She noticed the blood. She was changing the sheets, and she said to me, “Where are you bleeding from?” And I said, “What?” because I was unaware that I had been bleeding at all. A reddish-brown stain, the size of a silver dollar suggested otherwise, a dark spot on a broad pale surface.
One might estimate from this evidence the rough location of the injury, nearly two-thirds of the distance south of the headboard and about 10 inches inboard. Somewhere on the lower leg then. The person who sleeps there, in this case me, is primarily a back sleeper, which implies the possibility of a wound on the upper calf of the right leg, or in the rare but unable to be ruled out alternative, perhaps a small but prolific cut on the left knee.
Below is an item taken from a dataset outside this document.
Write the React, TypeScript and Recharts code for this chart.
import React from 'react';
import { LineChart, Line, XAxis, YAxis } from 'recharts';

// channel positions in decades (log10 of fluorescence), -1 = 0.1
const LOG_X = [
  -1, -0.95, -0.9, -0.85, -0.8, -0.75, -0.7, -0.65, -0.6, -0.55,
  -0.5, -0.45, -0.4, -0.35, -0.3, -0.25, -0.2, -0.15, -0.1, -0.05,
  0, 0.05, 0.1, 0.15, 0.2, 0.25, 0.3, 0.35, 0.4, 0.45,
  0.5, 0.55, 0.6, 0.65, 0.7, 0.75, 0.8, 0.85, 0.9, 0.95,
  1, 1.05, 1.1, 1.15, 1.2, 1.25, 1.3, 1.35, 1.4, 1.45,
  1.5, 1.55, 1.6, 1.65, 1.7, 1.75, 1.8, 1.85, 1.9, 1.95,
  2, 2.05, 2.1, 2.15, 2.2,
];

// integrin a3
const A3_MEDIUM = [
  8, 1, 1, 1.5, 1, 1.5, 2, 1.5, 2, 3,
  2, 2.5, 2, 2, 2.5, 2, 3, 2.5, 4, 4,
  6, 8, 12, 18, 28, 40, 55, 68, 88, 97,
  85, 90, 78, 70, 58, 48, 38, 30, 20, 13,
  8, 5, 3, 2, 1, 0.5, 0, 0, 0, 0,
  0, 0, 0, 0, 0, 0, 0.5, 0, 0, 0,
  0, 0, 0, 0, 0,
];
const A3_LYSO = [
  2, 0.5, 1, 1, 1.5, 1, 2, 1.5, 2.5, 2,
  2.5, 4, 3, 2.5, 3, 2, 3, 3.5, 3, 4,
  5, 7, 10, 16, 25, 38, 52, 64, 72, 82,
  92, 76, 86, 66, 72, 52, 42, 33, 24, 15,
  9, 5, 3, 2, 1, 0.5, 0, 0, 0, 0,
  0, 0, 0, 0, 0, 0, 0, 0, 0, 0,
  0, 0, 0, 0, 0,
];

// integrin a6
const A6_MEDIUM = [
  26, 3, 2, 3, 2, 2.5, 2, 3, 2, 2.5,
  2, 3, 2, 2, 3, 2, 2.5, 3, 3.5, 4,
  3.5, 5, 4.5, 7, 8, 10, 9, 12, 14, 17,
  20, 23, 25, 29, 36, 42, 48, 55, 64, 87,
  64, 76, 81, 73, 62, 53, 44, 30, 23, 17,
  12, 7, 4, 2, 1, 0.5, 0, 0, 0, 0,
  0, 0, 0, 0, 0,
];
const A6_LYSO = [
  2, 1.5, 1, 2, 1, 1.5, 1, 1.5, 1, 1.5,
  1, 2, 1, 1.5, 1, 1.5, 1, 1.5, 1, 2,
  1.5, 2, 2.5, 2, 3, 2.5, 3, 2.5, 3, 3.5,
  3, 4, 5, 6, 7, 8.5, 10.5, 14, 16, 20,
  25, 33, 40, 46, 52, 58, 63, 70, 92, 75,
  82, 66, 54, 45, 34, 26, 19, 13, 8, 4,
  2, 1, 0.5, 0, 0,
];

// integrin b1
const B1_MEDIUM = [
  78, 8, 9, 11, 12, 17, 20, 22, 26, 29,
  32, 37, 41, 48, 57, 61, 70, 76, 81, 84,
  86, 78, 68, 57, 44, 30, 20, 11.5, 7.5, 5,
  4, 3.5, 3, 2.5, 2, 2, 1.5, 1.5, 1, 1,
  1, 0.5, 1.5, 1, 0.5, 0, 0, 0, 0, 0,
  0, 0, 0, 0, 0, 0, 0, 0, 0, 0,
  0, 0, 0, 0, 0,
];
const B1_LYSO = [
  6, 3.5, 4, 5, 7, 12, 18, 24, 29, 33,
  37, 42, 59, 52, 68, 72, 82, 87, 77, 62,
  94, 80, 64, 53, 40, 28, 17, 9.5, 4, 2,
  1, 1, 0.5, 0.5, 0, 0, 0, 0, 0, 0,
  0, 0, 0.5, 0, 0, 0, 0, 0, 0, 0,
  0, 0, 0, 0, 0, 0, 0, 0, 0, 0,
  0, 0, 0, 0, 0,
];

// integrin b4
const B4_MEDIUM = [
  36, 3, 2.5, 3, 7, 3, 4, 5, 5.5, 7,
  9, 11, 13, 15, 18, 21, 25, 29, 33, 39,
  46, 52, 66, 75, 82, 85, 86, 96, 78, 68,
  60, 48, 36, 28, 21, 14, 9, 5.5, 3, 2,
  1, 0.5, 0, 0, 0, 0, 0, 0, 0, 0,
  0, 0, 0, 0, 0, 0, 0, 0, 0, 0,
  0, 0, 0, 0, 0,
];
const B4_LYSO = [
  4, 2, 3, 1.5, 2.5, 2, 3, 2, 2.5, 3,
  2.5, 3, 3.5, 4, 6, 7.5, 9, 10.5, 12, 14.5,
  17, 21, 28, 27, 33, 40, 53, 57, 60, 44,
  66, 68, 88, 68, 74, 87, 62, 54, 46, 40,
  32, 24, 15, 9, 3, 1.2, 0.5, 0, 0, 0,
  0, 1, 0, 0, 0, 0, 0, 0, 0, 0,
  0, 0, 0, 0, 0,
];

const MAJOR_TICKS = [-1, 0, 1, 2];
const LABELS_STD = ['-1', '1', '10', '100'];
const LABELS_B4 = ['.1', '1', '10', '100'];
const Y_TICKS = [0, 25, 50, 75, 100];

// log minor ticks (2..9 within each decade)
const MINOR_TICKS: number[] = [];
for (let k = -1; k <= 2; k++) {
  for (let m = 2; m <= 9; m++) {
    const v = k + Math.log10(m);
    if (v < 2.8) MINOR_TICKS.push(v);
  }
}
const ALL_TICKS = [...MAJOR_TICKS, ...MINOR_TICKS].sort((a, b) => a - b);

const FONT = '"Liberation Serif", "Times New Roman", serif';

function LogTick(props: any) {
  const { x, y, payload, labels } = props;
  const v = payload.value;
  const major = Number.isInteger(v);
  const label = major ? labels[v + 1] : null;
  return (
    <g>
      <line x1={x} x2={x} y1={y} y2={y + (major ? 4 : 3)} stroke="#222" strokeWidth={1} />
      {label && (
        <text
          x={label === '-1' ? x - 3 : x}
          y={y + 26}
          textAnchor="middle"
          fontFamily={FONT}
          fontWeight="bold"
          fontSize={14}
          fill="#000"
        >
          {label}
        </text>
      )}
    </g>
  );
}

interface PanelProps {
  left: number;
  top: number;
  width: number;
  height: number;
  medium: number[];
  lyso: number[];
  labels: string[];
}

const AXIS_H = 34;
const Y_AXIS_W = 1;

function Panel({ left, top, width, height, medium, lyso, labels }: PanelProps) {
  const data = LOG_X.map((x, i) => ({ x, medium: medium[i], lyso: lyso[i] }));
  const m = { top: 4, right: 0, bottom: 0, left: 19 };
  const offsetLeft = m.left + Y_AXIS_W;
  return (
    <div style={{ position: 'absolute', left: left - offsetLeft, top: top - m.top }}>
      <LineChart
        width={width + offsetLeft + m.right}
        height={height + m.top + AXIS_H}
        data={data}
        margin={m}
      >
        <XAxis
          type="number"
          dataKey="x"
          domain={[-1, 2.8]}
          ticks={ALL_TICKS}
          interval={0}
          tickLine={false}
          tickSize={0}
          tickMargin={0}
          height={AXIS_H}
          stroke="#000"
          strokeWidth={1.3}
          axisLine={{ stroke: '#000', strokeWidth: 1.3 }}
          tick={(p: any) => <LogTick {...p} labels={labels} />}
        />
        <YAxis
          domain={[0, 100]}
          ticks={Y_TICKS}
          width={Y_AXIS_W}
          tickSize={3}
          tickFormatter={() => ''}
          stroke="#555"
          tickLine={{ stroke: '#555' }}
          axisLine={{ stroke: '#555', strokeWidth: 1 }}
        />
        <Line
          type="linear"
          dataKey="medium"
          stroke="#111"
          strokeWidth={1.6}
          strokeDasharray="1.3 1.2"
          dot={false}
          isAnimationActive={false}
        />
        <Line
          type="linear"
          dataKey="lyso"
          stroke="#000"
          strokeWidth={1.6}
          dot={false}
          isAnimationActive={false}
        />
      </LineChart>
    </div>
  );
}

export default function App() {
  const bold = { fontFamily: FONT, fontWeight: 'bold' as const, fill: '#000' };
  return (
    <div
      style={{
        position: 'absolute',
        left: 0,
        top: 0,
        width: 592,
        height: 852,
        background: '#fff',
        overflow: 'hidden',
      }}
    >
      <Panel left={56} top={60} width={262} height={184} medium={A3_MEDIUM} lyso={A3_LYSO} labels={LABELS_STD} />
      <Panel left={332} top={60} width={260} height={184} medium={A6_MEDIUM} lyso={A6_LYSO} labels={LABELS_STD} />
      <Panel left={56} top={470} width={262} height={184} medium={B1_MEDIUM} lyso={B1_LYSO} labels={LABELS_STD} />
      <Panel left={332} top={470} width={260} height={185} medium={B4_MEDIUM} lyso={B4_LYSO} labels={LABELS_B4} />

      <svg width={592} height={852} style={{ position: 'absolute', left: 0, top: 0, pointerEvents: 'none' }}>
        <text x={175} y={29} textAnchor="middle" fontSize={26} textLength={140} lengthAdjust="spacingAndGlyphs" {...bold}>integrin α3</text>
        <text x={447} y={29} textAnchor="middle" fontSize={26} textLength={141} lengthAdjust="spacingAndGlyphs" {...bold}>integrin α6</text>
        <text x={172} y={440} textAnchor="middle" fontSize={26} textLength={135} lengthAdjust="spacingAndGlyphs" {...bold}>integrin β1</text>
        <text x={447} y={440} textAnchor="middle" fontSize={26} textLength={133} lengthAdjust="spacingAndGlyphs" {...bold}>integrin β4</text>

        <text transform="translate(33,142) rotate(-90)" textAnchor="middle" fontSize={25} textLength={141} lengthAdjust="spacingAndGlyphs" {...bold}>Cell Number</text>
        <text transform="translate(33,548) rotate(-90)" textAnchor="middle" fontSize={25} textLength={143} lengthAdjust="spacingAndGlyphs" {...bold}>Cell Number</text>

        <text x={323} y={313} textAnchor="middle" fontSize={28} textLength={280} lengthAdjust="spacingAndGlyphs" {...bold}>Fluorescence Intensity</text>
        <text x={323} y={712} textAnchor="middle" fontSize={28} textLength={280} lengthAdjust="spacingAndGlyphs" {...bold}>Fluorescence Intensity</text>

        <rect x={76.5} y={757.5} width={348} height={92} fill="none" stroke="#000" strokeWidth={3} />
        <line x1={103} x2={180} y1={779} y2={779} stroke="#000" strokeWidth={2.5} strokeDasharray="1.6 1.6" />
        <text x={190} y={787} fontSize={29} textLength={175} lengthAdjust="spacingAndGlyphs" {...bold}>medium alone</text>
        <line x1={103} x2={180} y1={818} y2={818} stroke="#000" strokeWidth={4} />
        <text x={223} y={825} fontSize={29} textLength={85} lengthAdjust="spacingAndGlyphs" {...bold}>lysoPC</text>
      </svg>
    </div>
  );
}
Cursory inspection of the areas in question provided no clear clues, or to be more explicit, too many clues, there being multiple possible egress points, i.e. scabs, on both right calf and left knee, the former quite possibly the result of a spiky pedal finding purchase in the soft flesh there during an unexpected dismount, the latter attributable to any number of traumas inflicted by the handlebars, the top tube, any of a variety of trees, or indeed surface rocks encountered while the subject, again me, found himself no longer able to remain in situ on his bicycle.
When a rider clips a rock with a pedal, especially a modern, flat, mountain biking pedal, you will see bright white scrape marks there. I have, on occasion, used those marks to understand where the best line is not. I have also observed those same signs of impact in researching the causes of my own various failures to “hold the line” or “clean the trail.”
Conscientious full-suspension riders will know there is a narrow, black O-ring that measures the travel of the bicycle’s shocks, front and rear. Less savvy riders pay little attention to the movement of the O-ring, sometimes even absent-mindedly sliding it back to the zero position, as if putting a pair of dirty socks back in the drawer. Of late, I have chided myself for allowing the air in my rear shock to dissipate, such that the O-ring makes its home all the way at the end of the shock’s natural travel path, a situation I promise myself I will correct before riding again, only to discover myself back out in the world with an under-aired rear shock.
The evidence accrues.
If one follows the primary suspect in this affair, still me, at any close distance, an obvious pattern of behavior will emerge. At the beginning of any ride, the riding is light and sharp, the rider consistently in a ready position, with pedals level, elbows and knees bent. As the ride unfolds however, a certain laziness creeps in. There is more time in the saddle, presumably due to fatigue, and the left-hand pedal, which this rider clearly favors, can be seen to drop, dangling as it glides along through space, in the “danger zone” Kenny Loggins has been good to warn us about.
It’s at this stage that the whole thing begins to come together, whether you are able to hold all the details in your mind at once or need to resort to one of those classic bulletin board and yarn scenarios. The overwhelming likelihood is that this injury was sustained towards the end of a ride, as the subject’s left pedal dropped, and the added sag of a poorly adjusted shock made a pedal-to-rock impact highly probable.
In my mind (and now yours), after taping off the search area and dispatching a crew of roughly a dozen technicians in plain, black windbreakers and government issue, mirrored aviators, a striated stone is identified, bearing the telltale signs of struggle. There is attendant also a dark swoosh of soil suggesting a knobbed tire sliding sideways, displacing the dry leaves and needles of the surface. The position of the skid mark and its relation to the stone tell us that this was a rear tire event. The direction of the swoosh and its widening outwards say the rider clipped that left-hand pedal and immediately lost control of the rear tire, which moved to the right, suddenly and violently, causing handlebars to move in the same direction, counter-steering and then snapping back.
In moments like this, riders are wont to grab two fistfuls of brakes, and the examiners surmise that in so doing, this poor bastard had wrenched the bars backward into his own left knee.
I looked down and saw the scab there, still glinting wetly, and knew it was true.
She said, “It’s fine. Just throw them in the hamper.”